» **Work required**: Take the line containing "Generate a Python" as the first line and the line containing "return H - y" as the last, and output that span verbatim without any images.

» **Data entries**:
* * * * * * *

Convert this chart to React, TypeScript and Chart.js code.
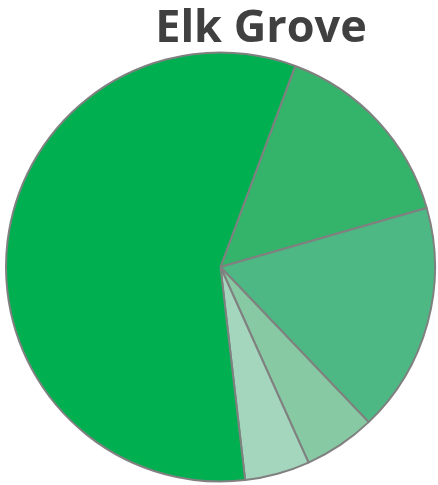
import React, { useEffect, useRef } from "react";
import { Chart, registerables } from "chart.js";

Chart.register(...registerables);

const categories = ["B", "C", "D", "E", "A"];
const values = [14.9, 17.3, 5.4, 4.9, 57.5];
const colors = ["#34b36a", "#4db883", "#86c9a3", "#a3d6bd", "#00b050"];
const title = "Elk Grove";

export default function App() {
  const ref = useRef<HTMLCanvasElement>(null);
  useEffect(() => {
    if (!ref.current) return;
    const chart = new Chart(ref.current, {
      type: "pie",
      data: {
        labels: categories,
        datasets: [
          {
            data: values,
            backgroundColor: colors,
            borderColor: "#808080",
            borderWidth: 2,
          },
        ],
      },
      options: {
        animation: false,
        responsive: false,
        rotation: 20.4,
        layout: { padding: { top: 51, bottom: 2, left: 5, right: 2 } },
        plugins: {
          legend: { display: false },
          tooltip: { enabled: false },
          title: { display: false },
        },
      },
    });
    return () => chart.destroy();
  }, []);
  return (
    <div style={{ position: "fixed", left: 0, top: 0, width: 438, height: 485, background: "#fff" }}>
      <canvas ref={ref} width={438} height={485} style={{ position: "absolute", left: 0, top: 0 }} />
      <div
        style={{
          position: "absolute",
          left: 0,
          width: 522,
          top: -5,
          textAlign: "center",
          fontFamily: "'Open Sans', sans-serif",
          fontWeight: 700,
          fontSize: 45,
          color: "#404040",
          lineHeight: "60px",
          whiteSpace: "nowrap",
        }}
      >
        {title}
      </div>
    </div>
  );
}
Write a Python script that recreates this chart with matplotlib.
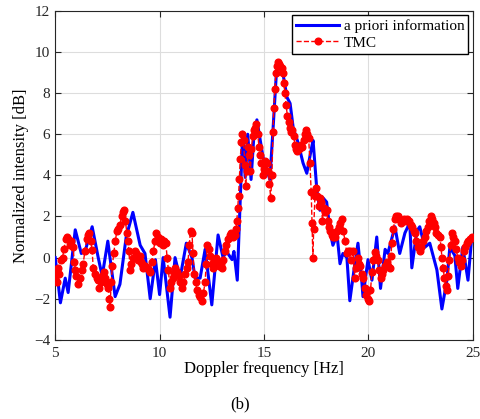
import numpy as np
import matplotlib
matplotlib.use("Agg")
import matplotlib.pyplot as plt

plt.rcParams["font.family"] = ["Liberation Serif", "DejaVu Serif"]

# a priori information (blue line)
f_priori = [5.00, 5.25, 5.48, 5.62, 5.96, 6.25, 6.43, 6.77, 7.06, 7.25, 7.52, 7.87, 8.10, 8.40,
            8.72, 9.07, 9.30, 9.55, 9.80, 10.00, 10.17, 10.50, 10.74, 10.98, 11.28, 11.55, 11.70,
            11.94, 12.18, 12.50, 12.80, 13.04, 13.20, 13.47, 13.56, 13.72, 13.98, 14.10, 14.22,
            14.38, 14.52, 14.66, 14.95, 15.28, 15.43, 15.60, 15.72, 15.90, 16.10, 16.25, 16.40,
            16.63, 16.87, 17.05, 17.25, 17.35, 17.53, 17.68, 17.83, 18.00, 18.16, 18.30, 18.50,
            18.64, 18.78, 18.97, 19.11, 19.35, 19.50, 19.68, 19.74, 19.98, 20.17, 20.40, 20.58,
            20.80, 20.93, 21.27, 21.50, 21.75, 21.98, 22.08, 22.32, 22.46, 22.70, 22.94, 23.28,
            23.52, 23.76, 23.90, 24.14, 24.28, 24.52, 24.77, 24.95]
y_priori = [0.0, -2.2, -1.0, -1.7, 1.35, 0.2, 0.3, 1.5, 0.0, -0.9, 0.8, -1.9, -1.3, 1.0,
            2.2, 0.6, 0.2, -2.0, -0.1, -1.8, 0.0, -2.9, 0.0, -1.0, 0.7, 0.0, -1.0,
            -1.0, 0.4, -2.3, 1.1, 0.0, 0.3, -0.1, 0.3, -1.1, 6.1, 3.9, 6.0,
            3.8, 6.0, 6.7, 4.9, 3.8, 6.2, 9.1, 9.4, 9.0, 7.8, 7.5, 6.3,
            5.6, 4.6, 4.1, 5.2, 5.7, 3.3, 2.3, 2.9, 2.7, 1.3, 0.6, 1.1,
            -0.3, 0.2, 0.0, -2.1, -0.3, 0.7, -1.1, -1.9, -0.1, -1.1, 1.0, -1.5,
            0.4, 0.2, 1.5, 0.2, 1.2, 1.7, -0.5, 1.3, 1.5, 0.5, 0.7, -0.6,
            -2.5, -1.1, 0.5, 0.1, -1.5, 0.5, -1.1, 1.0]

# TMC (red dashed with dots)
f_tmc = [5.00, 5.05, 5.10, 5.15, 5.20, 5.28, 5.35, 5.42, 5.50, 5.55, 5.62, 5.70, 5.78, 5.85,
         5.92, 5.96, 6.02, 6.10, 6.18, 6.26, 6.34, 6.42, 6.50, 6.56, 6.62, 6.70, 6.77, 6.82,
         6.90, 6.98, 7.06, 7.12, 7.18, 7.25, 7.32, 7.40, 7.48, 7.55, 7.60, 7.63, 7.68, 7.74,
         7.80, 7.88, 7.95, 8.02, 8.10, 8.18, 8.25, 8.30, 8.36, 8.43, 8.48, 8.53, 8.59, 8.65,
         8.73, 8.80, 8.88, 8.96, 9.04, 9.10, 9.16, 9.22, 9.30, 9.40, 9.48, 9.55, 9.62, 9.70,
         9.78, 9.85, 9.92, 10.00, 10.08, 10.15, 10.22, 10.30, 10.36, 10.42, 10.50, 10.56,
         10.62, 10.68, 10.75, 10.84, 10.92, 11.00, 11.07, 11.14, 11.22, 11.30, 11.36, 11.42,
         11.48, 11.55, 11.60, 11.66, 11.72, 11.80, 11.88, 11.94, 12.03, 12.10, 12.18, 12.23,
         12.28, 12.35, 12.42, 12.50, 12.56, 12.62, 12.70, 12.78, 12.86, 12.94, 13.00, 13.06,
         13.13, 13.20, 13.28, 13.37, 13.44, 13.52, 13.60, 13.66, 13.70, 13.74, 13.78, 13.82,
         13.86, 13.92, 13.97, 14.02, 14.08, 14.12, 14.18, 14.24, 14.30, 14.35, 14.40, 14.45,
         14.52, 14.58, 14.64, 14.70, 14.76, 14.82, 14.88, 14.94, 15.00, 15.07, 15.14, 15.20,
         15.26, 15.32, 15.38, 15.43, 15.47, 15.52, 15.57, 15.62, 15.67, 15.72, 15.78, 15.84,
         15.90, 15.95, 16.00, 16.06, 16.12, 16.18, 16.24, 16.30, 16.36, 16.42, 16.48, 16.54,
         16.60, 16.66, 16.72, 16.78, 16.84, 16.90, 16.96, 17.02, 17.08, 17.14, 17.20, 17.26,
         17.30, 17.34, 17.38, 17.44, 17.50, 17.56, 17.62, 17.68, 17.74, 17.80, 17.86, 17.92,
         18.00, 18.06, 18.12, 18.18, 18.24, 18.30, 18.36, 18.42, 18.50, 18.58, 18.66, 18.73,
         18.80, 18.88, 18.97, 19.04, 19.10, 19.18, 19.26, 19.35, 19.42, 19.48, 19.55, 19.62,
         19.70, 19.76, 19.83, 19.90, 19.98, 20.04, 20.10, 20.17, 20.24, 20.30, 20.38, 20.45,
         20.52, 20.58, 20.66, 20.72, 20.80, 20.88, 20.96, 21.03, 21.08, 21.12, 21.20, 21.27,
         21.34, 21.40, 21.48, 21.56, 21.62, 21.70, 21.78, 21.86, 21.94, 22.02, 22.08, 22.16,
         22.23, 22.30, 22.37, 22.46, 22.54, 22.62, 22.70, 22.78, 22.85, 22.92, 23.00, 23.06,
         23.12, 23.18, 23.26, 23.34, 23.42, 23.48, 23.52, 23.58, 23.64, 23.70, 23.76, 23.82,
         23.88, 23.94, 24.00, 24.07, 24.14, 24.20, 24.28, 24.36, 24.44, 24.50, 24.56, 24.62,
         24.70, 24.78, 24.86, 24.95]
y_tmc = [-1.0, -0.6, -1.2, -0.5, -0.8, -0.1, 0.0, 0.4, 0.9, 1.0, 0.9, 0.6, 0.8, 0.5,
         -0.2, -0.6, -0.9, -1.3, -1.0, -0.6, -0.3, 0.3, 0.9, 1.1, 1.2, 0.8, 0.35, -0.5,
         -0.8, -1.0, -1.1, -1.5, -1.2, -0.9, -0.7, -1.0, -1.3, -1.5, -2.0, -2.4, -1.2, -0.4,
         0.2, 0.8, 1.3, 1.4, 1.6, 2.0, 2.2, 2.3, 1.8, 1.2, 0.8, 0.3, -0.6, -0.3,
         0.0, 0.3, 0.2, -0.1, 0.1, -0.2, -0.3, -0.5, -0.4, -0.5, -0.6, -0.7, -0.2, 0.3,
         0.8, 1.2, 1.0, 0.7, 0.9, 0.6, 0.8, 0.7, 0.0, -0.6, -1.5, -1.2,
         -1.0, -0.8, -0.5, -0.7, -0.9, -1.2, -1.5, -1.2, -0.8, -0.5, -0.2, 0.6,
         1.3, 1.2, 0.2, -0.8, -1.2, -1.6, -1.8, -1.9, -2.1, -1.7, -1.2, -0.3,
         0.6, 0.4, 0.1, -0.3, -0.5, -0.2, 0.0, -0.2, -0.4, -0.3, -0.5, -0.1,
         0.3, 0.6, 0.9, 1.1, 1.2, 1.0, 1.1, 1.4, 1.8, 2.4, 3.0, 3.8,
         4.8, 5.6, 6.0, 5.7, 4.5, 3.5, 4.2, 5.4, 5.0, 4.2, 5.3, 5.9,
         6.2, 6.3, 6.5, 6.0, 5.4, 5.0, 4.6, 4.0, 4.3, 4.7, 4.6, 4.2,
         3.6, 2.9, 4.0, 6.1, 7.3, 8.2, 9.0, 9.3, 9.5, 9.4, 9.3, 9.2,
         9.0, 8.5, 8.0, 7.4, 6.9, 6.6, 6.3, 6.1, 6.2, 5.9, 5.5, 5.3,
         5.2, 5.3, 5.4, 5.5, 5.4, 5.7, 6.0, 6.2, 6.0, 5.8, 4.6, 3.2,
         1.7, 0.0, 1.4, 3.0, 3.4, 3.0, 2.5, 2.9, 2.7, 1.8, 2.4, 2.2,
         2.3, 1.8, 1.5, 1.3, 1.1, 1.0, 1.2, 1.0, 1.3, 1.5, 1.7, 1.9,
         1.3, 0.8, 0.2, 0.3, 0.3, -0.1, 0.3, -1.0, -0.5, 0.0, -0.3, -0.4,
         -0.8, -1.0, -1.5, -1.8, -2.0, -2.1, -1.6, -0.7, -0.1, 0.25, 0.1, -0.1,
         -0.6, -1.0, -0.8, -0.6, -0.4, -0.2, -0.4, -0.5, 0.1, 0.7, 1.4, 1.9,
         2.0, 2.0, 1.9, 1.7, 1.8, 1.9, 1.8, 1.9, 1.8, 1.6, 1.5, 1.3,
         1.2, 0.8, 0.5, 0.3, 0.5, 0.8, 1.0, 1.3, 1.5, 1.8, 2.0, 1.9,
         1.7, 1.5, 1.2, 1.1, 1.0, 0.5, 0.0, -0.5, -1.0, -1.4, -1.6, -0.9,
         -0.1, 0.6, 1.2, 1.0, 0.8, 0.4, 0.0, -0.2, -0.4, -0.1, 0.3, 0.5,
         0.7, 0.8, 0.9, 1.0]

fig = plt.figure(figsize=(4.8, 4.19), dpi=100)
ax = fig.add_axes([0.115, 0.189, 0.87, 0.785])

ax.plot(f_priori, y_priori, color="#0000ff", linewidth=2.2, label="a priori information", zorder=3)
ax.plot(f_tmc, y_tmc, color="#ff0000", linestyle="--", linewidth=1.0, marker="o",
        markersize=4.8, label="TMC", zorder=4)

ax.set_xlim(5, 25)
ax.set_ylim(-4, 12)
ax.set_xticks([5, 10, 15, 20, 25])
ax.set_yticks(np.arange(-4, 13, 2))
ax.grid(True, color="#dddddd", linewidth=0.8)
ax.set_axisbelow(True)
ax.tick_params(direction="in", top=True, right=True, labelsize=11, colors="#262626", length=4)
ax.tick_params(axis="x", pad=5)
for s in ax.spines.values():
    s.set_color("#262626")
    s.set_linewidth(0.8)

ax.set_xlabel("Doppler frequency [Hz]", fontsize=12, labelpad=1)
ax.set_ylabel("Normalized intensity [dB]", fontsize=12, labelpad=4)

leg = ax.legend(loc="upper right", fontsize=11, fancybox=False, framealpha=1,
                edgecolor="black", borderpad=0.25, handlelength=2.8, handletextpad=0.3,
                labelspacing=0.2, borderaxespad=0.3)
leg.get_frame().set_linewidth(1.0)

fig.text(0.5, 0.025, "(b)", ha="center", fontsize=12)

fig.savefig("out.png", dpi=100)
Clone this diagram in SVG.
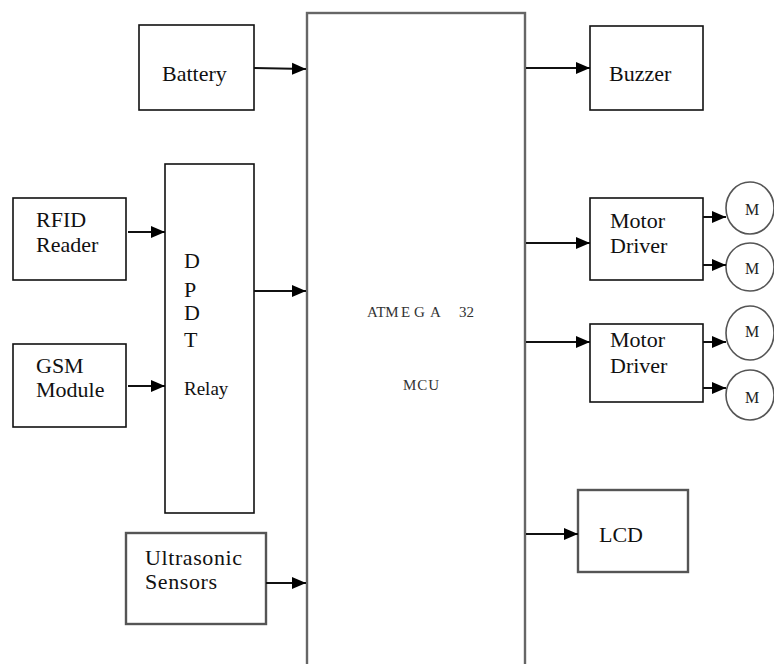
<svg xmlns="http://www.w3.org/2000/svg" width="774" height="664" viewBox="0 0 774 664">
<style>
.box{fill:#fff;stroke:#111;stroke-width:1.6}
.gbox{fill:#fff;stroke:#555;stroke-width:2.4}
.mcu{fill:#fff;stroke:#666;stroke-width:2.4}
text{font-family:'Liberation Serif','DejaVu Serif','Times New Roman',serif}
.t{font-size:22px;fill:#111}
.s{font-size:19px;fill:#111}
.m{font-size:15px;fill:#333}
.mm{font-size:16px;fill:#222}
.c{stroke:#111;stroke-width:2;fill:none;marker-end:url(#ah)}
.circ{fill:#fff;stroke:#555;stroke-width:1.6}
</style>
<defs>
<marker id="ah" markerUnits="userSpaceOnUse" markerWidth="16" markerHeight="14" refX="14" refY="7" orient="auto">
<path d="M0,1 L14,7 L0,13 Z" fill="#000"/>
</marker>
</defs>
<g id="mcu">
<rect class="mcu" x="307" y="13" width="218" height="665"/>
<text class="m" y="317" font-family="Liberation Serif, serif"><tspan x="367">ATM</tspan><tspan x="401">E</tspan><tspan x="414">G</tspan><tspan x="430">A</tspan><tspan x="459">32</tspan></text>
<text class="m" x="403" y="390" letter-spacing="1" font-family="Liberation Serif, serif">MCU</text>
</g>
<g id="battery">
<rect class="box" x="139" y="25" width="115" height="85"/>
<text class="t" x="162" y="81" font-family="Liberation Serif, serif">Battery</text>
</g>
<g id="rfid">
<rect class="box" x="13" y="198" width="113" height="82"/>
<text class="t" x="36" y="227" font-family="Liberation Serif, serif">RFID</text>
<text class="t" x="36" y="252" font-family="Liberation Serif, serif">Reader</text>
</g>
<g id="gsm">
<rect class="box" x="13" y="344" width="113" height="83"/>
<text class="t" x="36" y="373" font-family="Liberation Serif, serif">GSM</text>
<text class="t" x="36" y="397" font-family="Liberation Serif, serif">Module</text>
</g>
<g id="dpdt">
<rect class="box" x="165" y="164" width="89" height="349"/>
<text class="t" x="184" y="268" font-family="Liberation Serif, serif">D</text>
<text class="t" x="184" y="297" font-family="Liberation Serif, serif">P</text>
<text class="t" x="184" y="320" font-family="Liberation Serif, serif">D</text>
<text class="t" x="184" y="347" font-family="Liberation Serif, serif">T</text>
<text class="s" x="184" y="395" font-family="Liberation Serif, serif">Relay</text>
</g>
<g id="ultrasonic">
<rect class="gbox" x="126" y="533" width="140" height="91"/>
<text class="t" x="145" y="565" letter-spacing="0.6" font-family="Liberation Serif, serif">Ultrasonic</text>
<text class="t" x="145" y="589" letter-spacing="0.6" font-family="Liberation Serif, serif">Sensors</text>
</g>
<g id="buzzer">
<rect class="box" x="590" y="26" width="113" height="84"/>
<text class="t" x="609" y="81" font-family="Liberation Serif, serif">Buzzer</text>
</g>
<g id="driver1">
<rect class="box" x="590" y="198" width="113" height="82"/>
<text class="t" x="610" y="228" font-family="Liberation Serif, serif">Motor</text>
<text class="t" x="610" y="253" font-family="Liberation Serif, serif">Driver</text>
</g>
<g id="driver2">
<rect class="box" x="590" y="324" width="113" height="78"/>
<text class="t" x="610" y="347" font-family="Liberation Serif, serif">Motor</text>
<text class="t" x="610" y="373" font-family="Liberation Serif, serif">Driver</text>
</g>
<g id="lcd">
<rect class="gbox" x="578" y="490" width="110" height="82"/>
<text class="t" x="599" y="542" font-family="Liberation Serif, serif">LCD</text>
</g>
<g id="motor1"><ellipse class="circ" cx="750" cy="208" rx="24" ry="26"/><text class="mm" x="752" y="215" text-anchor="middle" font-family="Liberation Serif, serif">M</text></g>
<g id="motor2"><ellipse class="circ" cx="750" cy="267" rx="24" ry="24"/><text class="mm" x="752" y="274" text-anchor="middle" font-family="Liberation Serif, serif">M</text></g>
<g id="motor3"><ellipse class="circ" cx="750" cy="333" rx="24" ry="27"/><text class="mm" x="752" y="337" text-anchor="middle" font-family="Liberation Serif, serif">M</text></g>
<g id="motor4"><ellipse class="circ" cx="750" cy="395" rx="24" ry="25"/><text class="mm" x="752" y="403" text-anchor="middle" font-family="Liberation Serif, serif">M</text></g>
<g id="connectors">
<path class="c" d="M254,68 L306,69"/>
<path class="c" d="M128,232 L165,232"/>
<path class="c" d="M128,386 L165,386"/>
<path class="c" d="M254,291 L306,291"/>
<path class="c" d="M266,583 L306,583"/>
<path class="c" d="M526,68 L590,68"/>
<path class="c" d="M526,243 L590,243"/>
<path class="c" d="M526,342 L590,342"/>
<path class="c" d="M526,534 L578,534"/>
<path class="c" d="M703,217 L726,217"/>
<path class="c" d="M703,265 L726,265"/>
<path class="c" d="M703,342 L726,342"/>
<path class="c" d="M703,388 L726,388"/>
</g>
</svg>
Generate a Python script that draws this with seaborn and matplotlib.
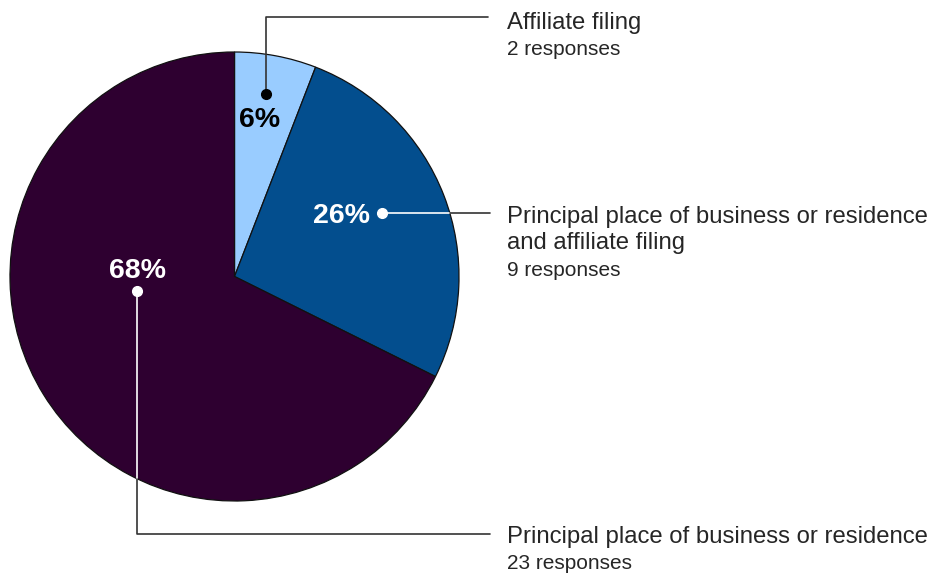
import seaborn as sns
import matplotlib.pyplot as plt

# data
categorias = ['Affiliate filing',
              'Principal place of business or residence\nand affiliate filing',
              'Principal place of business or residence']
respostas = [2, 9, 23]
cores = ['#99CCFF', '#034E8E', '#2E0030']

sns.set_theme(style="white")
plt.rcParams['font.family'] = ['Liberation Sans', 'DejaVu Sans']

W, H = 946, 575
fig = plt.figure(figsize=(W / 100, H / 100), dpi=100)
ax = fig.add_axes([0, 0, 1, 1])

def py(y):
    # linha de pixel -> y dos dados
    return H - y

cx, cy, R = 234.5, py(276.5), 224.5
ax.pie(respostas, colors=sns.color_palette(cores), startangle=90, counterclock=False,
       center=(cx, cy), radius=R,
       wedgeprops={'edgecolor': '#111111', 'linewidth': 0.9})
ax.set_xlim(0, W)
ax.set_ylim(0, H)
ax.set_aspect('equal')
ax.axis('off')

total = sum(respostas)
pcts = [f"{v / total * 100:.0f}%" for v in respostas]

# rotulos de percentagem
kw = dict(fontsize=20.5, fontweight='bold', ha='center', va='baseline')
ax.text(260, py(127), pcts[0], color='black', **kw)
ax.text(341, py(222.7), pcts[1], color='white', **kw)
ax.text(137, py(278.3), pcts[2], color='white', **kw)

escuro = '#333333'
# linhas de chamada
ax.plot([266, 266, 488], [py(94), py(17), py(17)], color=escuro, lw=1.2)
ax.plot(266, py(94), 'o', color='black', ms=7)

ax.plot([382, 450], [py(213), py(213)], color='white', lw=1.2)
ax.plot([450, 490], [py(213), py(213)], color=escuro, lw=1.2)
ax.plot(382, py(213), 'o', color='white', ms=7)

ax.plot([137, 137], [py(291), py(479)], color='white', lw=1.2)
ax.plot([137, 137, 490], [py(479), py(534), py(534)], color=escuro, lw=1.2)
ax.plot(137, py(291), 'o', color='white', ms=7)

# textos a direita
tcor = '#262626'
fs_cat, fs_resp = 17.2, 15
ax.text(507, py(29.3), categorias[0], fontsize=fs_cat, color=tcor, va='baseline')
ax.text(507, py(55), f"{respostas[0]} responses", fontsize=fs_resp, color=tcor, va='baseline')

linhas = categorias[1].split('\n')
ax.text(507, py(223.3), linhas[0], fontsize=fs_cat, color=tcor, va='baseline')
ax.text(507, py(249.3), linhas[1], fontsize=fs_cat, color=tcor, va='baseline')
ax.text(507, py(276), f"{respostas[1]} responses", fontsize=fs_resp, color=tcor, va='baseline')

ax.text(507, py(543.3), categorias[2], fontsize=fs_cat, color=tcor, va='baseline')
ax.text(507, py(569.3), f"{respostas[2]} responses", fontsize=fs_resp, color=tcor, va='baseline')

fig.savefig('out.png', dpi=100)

* * * * * * *

» **Task result**:
Generate a Python script that draws this with seaborn and matplotlib.
import seaborn as sns
import matplotlib.pyplot as plt

# data
categorias = ['Affiliate filing',
              'Principal place of business or residence\nand affiliate filing',
              'Principal place of business or residence']
respostas = [2, 9, 23]
cores = ['#99CCFF', '#034E8E', '#2E0030']

sns.set_theme(style="white")
plt.rcParams['font.family'] = ['Liberation Sans', 'DejaVu Sans']

W, H = 946, 575
fig = plt.figure(figsize=(W / 100, H / 100), dpi=100)
ax = fig.add_axes([0, 0, 1, 1])

def py(y):
    # linha de pixel -> y dos dados
    return H - y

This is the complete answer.